Plotting code records
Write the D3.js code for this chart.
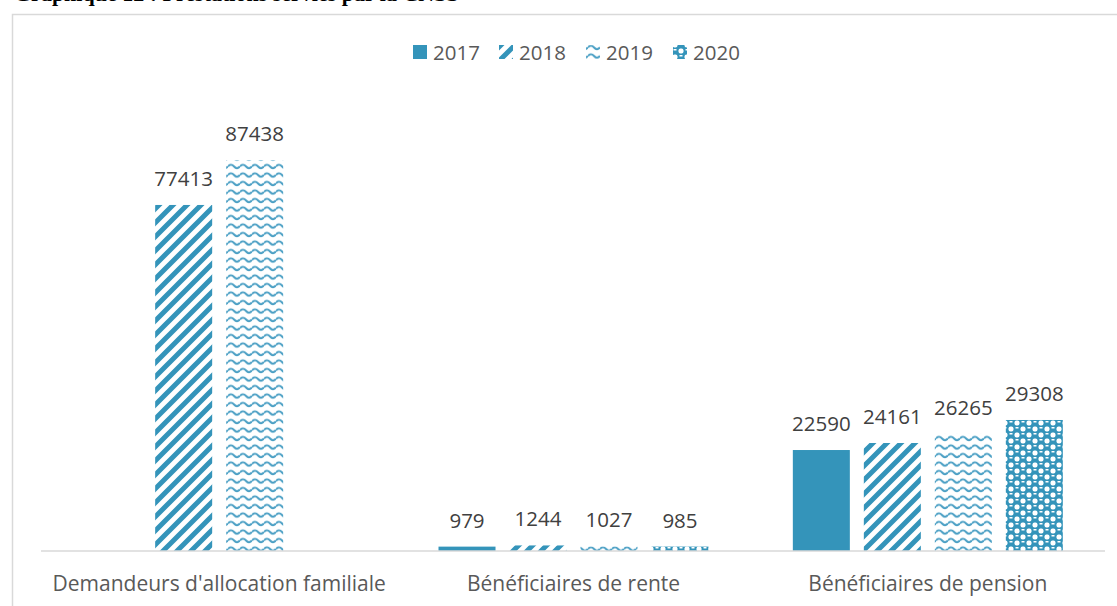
<!DOCTYPE html>
<html lang="fr">
<head>
    <meta charset="UTF-8">
    <title>Prestations de la CNSS</title>
    <script src="https://cdnjs.cloudflare.com/ajax/libs/d3/7.8.5/d3.min.js"></script>
    <style>
        body {
            margin: 0;
            padding: 0;
            background-color: #fff;
            overflow: hidden;
        }
        .value-label {
            font: 20.5px "Open Sans", sans-serif;
            fill: #404040;
        }
        .cat-label {
            font: 21px "Open Sans", sans-serif;
            fill: #595959;
        }
        .legend text {
            font: 20.5px "Open Sans", sans-serif;
            fill: #595959;
        }
    </style>
</head>
<body>
    <div id="chart"></div>
    <script>
        const categories = ["Demandeurs d'allocation familiale", "Bénéficiaires de rente", "Bénéficiaires de pension"];
        const years = ["2017", "2018", "2019", "2020"];
        const values2017 = [null, 979, 22590];
        const values2018 = [77413, 1244, 24161];
        const values2019 = [87438, 1027, 26265];
        const values2020 = [null, 985, 29308];

        const seriesValues = [values2017, values2018, values2019, values2020];
        const blue = "#3494ba";

        const width = 1117, height = 606;
        const plot = { left: 42, right: 1105, top: 104, bottom: 551 };

        const svg = d3.select("#chart").append("svg")
            .attr("width", width)
            .attr("height", height);

        // fill patterns (roughly Excel's pattern fills)
        const defs = svg.append("defs");

        const stripes = defs.append("pattern")
            .attr("id", "p2018")
            .attr("patternUnits", "userSpaceOnUse")
            .attr("width", 14).attr("height", 14);
        stripes.append("path")
            .attr("d", "M-4,4 L4,-4 M0,14 L14,0 M10,18 L18,10")
            .attr("stroke", blue)
            .attr("stroke-width", 5);

        const waves = defs.append("pattern")
            .attr("id", "p2019")
            .attr("patternUnits", "userSpaceOnUse")
            .attr("width", 12).attr("height", 8.5);
        waves.append("path")
            .attr("d", "M0,5 Q3,1.5 6,5 Q9,8.5 12,5")
            .attr("fill", "none")
            .attr("stroke", "#4a9fc4")
            .attr("stroke-width", 2);

        const checks = defs.append("pattern")
            .attr("id", "p2020")
            .attr("patternUnits", "userSpaceOnUse")
            .attr("width", 12).attr("height", 12);
        checks.append("rect")
            .attr("width", 12).attr("height", 12)
            .attr("fill", blue);
        [[6, 0], [0, 6]].forEach(([cx, cy]) => {
            checks.append("rect")
                .attr("x", cx + 0.5).attr("y", cy + 0.5)
                .attr("width", 5).attr("height", 5)
                .attr("rx", 2)
                .attr("fill", "#fff");
        });
        [[0, 0], [6, 6]].forEach(([cx, cy]) => {
            checks.append("rect")
                .attr("x", cx + 1.5).attr("y", cy + 1)
                .attr("width", 3).attr("height", 1.5)
                .attr("fill", "#fff");
        });

        const fills = [blue, "url(#p2018)", "url(#p2019)", "url(#p2020)"];

        // title, mostly cut off at the top of the picture
        svg.append("text")
            .attr("x", 14)
            .attr("y", 1)
            .style("font", "bold 22px 'Liberation Serif', serif")
            .attr("fill", "#000")
            .text("Graphique 12 : Prestations servies par la CNSS");

        // chart frame
        svg.append("path")
            .attr("d", `M12.5,${height + 2} V14.5 H${width + 2}`)
            .attr("fill", "none")
            .attr("stroke", "#d9d9d9")
            .attr("stroke-width", 1.5);

        const x0 = d3.scaleBand()
            .domain(categories)
            .range([plot.left, plot.right]);

        const x1 = d3.scaleBand()
            .domain(years)
            .range([0, x0.bandwidth()])
            .paddingInner(0.197)
            .paddingOuter(0.594);

        const y = d3.scaleLinear()
            .domain([0, 100000])
            .range([plot.bottom, plot.top]);

        years.forEach((yr, si) => {
            const pts = categories.map((c, ci) => ({ cat: c, value: seriesValues[si][ci] }))
                .filter(p => p.value !== null);

            const g = svg.append("g")
                .attr("class", "series");

            g.selectAll("rect")
                .data(pts)
                .enter().append("rect")
                .attr("x", d => x0(d.cat) + x1(yr))
                .attr("y", d => y(d.value))
                .attr("width", x1.bandwidth())
                .attr("height", d => y(0) - y(d.value))
                .attr("fill", fills[si]);

            g.selectAll("text")
                .data(pts)
                .enter().append("text")
                .attr("class", "value-label")
                .attr("x", d => x0(d.cat) + x1(yr) + x1.bandwidth() / 2)
                .attr("y", d => y(d.value) - 19)
                .attr("text-anchor", "middle")
                .text(d => d.value);
        });

        // category axis
        const xAxis = svg.append("g")
            .attr("transform", `translate(0,${plot.bottom})`)
            .call(d3.axisBottom(x0).tickSize(0).tickPadding(25));
        xAxis.select(".domain").remove();
        xAxis.append("line")
            .attr("x1", plot.left - 1)
            .attr("x2", plot.right)
            .attr("stroke", "#d9d9d9")
            .attr("stroke-width", 1.5);
        xAxis.selectAll("text")
            .attr("class", "cat-label")
            .attr("fill", null);
        xAxis.attr("font-size", null).attr("font-family", null);

        // legend
        const legendX = [413, 499, 586, 673];
        const legend = svg.append("g").attr("class", "legend");
        years.forEach((yr, i) => {
            legend.append("rect")
                .attr("x", legendX[i])
                .attr("y", 45)
                .attr("width", 14)
                .attr("height", 14)
                .attr("fill", fills[i]);
            legend.append("text")
                .attr("x", legendX[i] + 20)
                .attr("y", 60)
                .text(yr);
        });
    </script>
</body>
</html>
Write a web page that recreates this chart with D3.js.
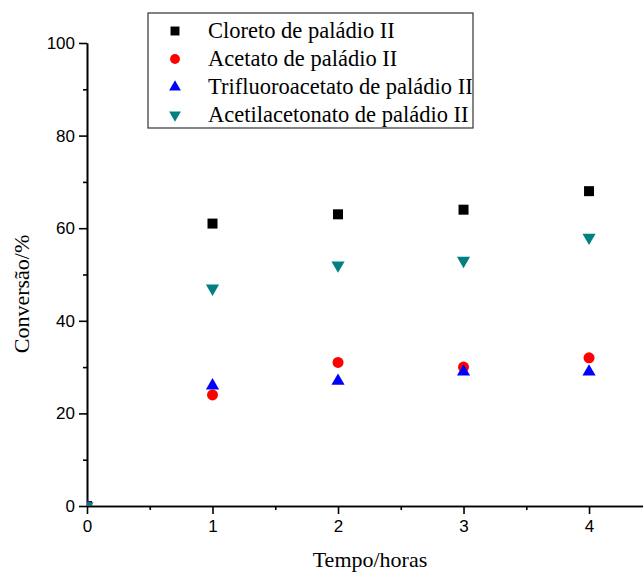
<!DOCTYPE html>
<head>
    <meta charset="utf-8">
    <title>Conversão</title>
    <script type="text/javascript" src="https://d3js.org/d3.v7.min.js"></script>
    <style>
        body { margin: 0; background: #fff; }
        .axis text { font-family: "Liberation Sans", Arial, sans-serif; font-size: 17px; fill: #000; }
        .axis path, .axis line { stroke: #000; stroke-width: 1.6; }
        .label { font-family: "Liberation Serif", "Times New Roman", serif; font-size: 22px; fill: #000; }
        .legend-text { font-family: "Liberation Serif", "Times New Roman", serif; font-size: 22.5px; fill: #000; }
    </style>
</head>
<body>
<div id="container"></div>
<script>
    //-----------------------------DATA------------------------------//
    const tempos = [0, 1, 2, 3, 4];
    const cloreto = [0, 61, 63, 64, 68];
    const acetato = [0, 24, 31, 30, 32];
    const trifluoroacetato = [0, 26, 27, 29, 29];
    const acetilacetonato = [0, 47, 52, 53, 58];
    const seriesNames = ["Cloreto de paládio II", "Acetato de paládio II",
        "Trifluoroacetato de paládio II", "Acetilacetonato de paládio II"];
    const xTicks = [0, 1, 2, 3, 4];
    const yTicks = [0, 20, 40, 60, 80, 100];

    const series = [
        {name: seriesNames[0], values: cloreto, symbol: d3.symbolSquare, color: "#000000", size: 100, rot: 0},
        {name: seriesNames[1], values: acetato, symbol: d3.symbolCircle, color: "#ff0000", size: 95, rot: 0},
        {name: seriesNames[2], values: trifluoroacetato, symbol: d3.symbolTriangle, color: "#0000ff", size: 75, rot: 0},
        {name: seriesNames[3], values: acetilacetonato, symbol: d3.symbolTriangle, color: "#008080", size: 75, rot: 180}
    ];

    //-----------------------------SVG-------------------------------//
    const width = 643, height = 572;
    const margin = {top: 43, right: 0, bottom: 66, left: 87};

    const svg = d3.select("div#container").append("svg")
        .attr("width", width)
        .attr("height", height);

    //----------------------------SCALES-----------------------------//
    const xScale = d3.scaleLinear().domain([0, 4.43]).range([margin.left, width - margin.right]);
    const yScale = d3.scaleLinear().domain([0, 100]).range([height - margin.bottom, margin.top]);

    // markers are clipped to the plotting area, like the ones sitting on the origin
    svg.append("clipPath").attr("id", "plot-clip")
        .append("rect")
        .attr("x", margin.left).attr("y", 0)
        .attr("width", width - margin.left).attr("height", yScale(0));

    //-----------------------------AXES------------------------------//
    const xaxis = d3.axisBottom(xScale).tickValues(xTicks).tickFormat(d3.format("d"))
        .tickSize(8).tickPadding(6).tickSizeOuter(0);
    const xminor = d3.axisBottom(xScale).tickValues([0.5, 1.5, 2.5, 3.5]).tickSize(4)
        .tickFormat("").tickSizeOuter(0);
    const yaxis = d3.axisLeft(yScale).tickValues(yTicks).tickSize(8).tickPadding(4).tickSizeOuter(0);
    const yminor = d3.axisLeft(yScale).tickValues([10, 30, 50, 70, 90]).tickSize(4)
        .tickFormat("").tickSizeOuter(0);

    svg.append("g").attr("class", "axis")
        .attr("transform", `translate(0, ${yScale(0)})`)
        .call(xminor);
    svg.append("g").attr("class", "axis")
        .attr("transform", `translate(0, ${yScale(0)})`)
        .call(xaxis);
    svg.append("g").attr("class", "axis")
        .attr("transform", `translate(${margin.left}, 0)`)
        .call(yminor);
    svg.append("g").attr("class", "axis")
        .attr("transform", `translate(${margin.left}, 0)`)
        .call(yaxis);

    svg.append("text").attr("class", "label")
        .attr("x", 370).attr("y", 567)
        .attr("text-anchor", "middle")
        .text("Tempo/horas");

    svg.append("text").attr("class", "label")
        .attr("transform", "translate(29, 294) rotate(-90)")
        .attr("text-anchor", "middle")
        .text("Conversão/%");

    //----------------------------POINTS-----------------------------//
    const points = svg.append("g").attr("clip-path", "url(#plot-clip)");
    series.forEach(function(s) {
        points.append("g").selectAll("path")
            .data(s.values)
            .enter()
            .append("path")
            .attr("d", d3.symbol().type(s.symbol).size(s.size))
            .attr("fill", s.color)
            .attr("transform", (d, i) => `translate(${xScale(tempos[i])}, ${yScale(d)}) rotate(${s.rot})`);
    });

    //----------------------------LEGEND-----------------------------//
    const legend = svg.append("g").attr("transform", "translate(148, 13)");
    legend.append("rect")
        .attr("width", 325).attr("height", 115)
        .attr("fill", "none").attr("stroke", "#333").attr("stroke-width", 1.2);

    series.forEach(function(s, i) {
        const y = 18 + i * 28;
        legend.append("path")
            .attr("d", d3.symbol().type(s.symbol).size(s.size * 0.8))
            .attr("fill", s.color)
            .attr("transform", `translate(27, ${y}) rotate(${s.rot})`);
        legend.append("text").attr("class", "legend-text")
            .attr("x", 60).attr("y", y + 7)
            .text(s.name);
    });
</script>
</body>
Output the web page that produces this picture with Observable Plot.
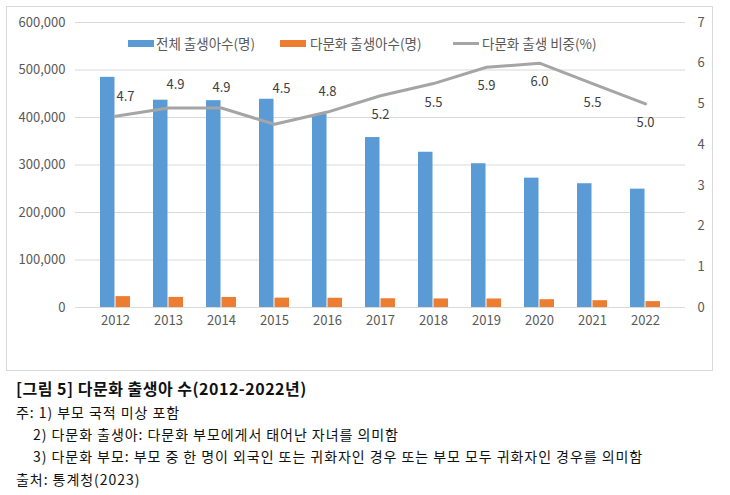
<!DOCTYPE html>
<html>
<head>
<meta charset="utf-8">
<script src="https://cdn.jsdelivr.net/npm/d3@7"></script>
<script src="https://cdn.jsdelivr.net/npm/@observablehq/plot@0.6"></script>
<style>
  html, body { margin: 0; padding: 0; background: #fff; }
  #wrap { position: relative; width: 730px; height: 495px; font-family: "Noto Sans CJK KR", "Noto Sans", sans-serif; }
  #box { position: absolute; left: 6px; top: 6px; width: 707px; height: 365px; box-sizing: border-box; border: 1px solid #d9d9d9; }
  #chart { position: absolute; left: 0; top: 0; }
  .leg { position: absolute; top: 34px; font-size: 13.5px; color: #595959; line-height: 18px; white-space: nowrap; }
  .sw { position: absolute; }
  .cap { position: absolute; left: 16px; font-size: 14px; letter-spacing: 0.95px; color: #111; white-space: nowrap; line-height: 22px; }
  .title { font-weight: bold; font-size: 16px; letter-spacing: 0.5px; }
</style>
</head>
<body>
<div id="wrap">
  <div id="box"></div>
  <div id="chart"></div>
  <div id="legend"></div>
  <div class="cap title" style="top:377px">[그림 5] 다문화 출생아 수(2012-2022년)</div>
  <div class="cap" style="top:401px">주: 1) 부모 국적 미상 포함</div>
  <div class="cap" style="top:423px; left:33px">2) 다문화 출생아: 다문화 부모에게서 태어난 자녀를 의미함</div>
  <div class="cap" style="top:445px; left:33px">3) 다문화 부모: 부모 중 한 명이 외국인 또는 귀화자인 경우 또는 부모 모두 귀화자인 경우를 의미함</div>
  <div class="cap" style="top:468px">출처: 통계청(2023)</div>
</div>
<script>
const years = [2012, 2013, 2014, 2015, 2016, 2017, 2018, 2019, 2020, 2021, 2022];
const totalBirths = [484550, 436455, 435435, 438420, 406243, 357771, 326822, 302676, 272337, 260562, 249186];
const multiBirths = [22908, 21290, 21174, 19729, 19431, 18440, 18079, 17939, 16421, 14322, 12406];
const multiShare = [4.7, 4.9, 4.9, 4.5, 4.8, 5.2, 5.5, 5.9, 6.0, 5.5, 5.0];
const leftTicks = [0, 100000, 200000, 300000, 400000, 500000, 600000];
const rightTicks = [0, 1, 2, 3, 4, 5, 6, 7];
const seriesNames = ["전체 출생아수(명)", "다문화 출생아수(명)", "다문화 출생 비중(%)"];
const colors = ["#5b9bd5", "#ed7d31", "#a5a5a5"];

const data = years.map((year, i) => ({year, total: totalBirths[i], multi: multiBirths[i], share: multiShare[i]}));
const yMax = leftTicks[leftTicks.length - 1];
const pMax = rightTicks[rightTicks.length - 1];
const toY = d3.scaleLinear([0, pMax], [0, yMax]);
const shareY = d => toY(d.share);
const fmt1 = d3.format(".1f");

const textOpts = {x: "year", y: shareY, text: d => fmt1(d.share), fill: "#404040", fontSize: 13};

const chart = Plot.plot({
  width: 730,
  height: 372,
  marginLeft: 75,
  marginRight: 45,
  marginTop: 22,
  marginBottom: 65,
  style: {fontFamily: "'Noto Sans CJK KR', 'Noto Sans', sans-serif", fontSize: "13px", color: "#595959", background: "transparent"},
  x: {type: "band", domain: years, padding: 0.44, label: null},
  y: {domain: [0, yMax], label: null},
  marks: [
    Plot.gridY(leftTicks, {stroke: "#d9d9d9", strokeOpacity: 1}),
    Plot.barY(data, {x: "year", y: "total", fill: colors[0], insetLeft: 0, insetRight: 15.5}),
    Plot.barY(data, {x: "year", y: "multi", fill: colors[1], insetLeft: 15.5, insetRight: 0}),
    Plot.line(data, {x: "year", y: shareY, stroke: colors[2], strokeWidth: 3}),
    Plot.text(data, {...textOpts, filter: d => d.year === 2012, dx: 10, dy: -19}),
    Plot.text(data, {...textOpts, filter: d => d.year === 2013, dx: 7, dy: -23}),
    Plot.text(data, {...textOpts, filter: d => d.year === 2014 || d.year === 2016, dy: -20}),
    Plot.text(data, {...textOpts, filter: d => d.year === 2015, dx: 7, dy: -35}),
    Plot.text(data, {...textOpts, filter: d => d.year >= 2017, dy: 19}),
    Plot.axisY(leftTicks, {anchor: "left", tickSize: 0, tickPadding: 10, tickFormat: d3.format(","), label: null, fill: "#595959"}),
    Plot.axisY(rightTicks.map(v => toY(v)), {anchor: "right", tickSize: 0, tickPadding: 12, tickFormat: d => String(Math.round(toY.invert(d))), label: null, fill: "#595959"}),
    Plot.axisX({tickSize: 0, tickPadding: 8, label: null, tickFormat: d => String(d), fill: "#595959"})
  ]
});
document.getElementById("chart").append(chart);

// legend
const legend = document.getElementById("legend");
const legPos = [
  {sw: 128, tx: 156, h: 7, top: 40},
  {sw: 280, tx: 310, h: 7, top: 40},
  {sw: 453, tx: 482, h: 3, top: 42}
];
seriesNames.forEach((name, i) => {
  const p = legPos[i];
  const sw = document.createElement("div");
  sw.className = "sw";
  sw.style.cssText = `left:${p.sw}px;top:${p.top}px;width:26px;height:${p.h}px;background:${colors[i]}`;
  legend.append(sw);
  const t = document.createElement("div");
  t.className = "leg";
  t.style.left = p.tx + "px";
  t.textContent = name;
  legend.append(t);
});
</script>
</body>
</html>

*Goal*: Among the entries above, how many lines include the word "Write"? Reply with the number only.

*Task result*: 2